Task description -> Begin with the first line below and retype each line exactly through the line containing "fill=bxblue] (r1) at". Any pictures are to be left out.

Given information ->
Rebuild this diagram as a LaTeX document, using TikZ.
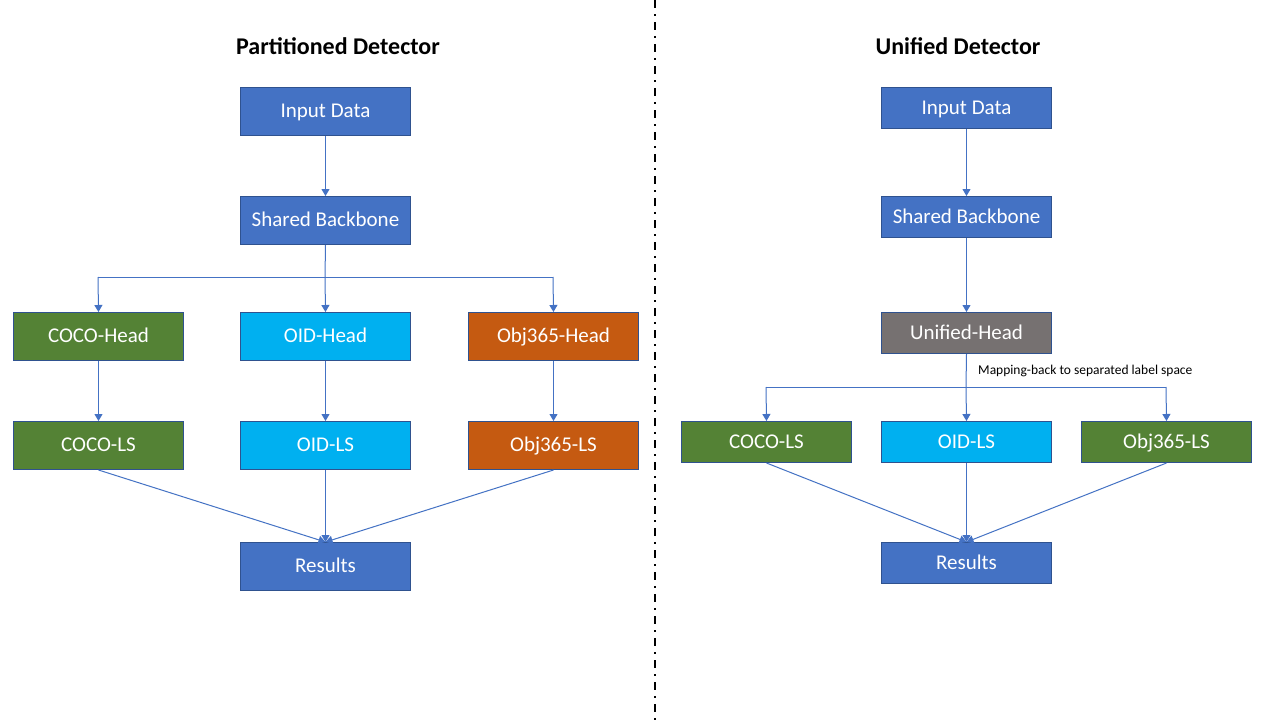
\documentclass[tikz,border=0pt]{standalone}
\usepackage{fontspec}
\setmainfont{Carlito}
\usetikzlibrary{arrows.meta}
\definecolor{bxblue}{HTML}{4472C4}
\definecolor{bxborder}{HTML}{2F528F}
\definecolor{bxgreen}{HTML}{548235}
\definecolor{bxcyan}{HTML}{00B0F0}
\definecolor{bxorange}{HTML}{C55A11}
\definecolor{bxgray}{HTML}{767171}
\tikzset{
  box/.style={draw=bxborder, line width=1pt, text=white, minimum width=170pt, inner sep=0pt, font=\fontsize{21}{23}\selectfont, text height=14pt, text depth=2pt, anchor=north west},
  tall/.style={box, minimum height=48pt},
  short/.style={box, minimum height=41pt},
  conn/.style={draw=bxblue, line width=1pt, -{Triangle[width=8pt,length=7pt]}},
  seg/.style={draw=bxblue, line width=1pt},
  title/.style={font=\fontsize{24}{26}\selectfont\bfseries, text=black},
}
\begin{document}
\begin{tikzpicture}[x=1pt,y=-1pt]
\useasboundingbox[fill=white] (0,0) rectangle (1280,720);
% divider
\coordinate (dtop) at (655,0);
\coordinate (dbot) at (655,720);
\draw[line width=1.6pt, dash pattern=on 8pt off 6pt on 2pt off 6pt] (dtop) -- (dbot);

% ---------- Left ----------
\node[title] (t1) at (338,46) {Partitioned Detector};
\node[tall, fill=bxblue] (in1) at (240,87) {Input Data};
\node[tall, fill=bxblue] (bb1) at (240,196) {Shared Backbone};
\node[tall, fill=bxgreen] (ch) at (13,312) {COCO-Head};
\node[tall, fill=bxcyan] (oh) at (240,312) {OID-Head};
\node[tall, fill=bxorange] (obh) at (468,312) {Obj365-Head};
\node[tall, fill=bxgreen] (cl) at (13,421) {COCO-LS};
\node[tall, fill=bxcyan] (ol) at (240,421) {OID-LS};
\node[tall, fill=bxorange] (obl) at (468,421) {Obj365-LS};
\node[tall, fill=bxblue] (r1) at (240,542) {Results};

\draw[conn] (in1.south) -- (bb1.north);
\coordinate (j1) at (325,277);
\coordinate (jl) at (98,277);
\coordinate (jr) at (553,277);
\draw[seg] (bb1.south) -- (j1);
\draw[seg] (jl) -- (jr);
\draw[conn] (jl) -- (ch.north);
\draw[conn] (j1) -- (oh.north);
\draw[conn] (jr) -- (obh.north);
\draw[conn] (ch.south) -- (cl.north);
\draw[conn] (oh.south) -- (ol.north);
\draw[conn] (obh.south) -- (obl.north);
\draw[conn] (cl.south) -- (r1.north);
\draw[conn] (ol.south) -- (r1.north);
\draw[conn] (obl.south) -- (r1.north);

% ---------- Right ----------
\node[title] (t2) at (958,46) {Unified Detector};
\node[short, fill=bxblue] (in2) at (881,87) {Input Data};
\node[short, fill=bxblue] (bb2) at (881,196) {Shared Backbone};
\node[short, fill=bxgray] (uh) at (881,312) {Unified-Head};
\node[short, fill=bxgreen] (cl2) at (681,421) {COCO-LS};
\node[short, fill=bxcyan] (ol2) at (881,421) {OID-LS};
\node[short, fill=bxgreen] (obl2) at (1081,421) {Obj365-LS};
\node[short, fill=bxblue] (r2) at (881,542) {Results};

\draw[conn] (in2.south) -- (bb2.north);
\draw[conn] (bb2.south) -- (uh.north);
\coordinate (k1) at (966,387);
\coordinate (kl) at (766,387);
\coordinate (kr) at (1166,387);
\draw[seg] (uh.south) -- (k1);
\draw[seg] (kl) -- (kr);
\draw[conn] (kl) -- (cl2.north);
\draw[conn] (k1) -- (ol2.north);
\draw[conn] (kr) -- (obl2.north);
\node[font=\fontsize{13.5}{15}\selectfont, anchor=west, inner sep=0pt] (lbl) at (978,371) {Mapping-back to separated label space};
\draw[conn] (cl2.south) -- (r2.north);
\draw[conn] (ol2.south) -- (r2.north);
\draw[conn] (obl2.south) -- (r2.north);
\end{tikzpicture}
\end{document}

Final answer ->
Rebuild this diagram as a LaTeX document, using TikZ.
\documentclass[tikz,border=0pt]{standalone}
\usepackage{fontspec}
\setmainfont{Carlito}
\usetikzlibrary{arrows.meta}
\definecolor{bxblue}{HTML}{4472C4}
\definecolor{bxborder}{HTML}{2F528F}
\definecolor{bxgreen}{HTML}{548235}
\definecolor{bxcyan}{HTML}{00B0F0}
\definecolor{bxorange}{HTML}{C55A11}
\definecolor{bxgray}{HTML}{767171}
\tikzset{
  box/.style={draw=bxborder, line width=1pt, text=white, minimum width=170pt, inner sep=0pt, font=\fontsize{21}{23}\selectfont, text height=14pt, text depth=2pt, anchor=north west},
  tall/.style={box, minimum height=48pt},
  short/.style={box, minimum height=41pt},
  conn/.style={draw=bxblue, line width=1pt, -{Triangle[width=8pt,length=7pt]}},
  seg/.style={draw=bxblue, line width=1pt},
  title/.style={font=\fontsize{24}{26}\selectfont\bfseries, text=black},
}
\begin{document}
\begin{tikzpicture}[x=1pt,y=-1pt]
\useasboundingbox[fill=white] (0,0) rectangle (1280,720);
% divider
\coordinate (dtop) at (655,0);
\coordinate (dbot) at (655,720);
\draw[line width=1.6pt, dash pattern=on 8pt off 6pt on 2pt off 6pt] (dtop) -- (dbot);

% ---------- Left ----------
\node[title] (t1) at (338,46) {Partitioned Detector};
\node[tall, fill=bxblue] (in1) at (240,87) {Input Data};
\node[tall, fill=bxblue] (bb1) at (240,196) {Shared Backbone};
\node[tall, fill=bxgreen] (ch) at (13,312) {COCO-Head};
\node[tall, fill=bxcyan] (oh) at (240,312) {OID-Head};
\node[tall, fill=bxorange] (obh) at (468,312) {Obj365-Head};
\node[tall, fill=bxgreen] (cl) at (13,421) {COCO-LS};
\node[tall, fill=bxcyan] (ol) at (240,421) {OID-LS};
\node[tall, fill=bxorange] (obl) at (468,421) {Obj365-LS};
\node[tall, fill=bxblue] (r1) at (240,542) {Results};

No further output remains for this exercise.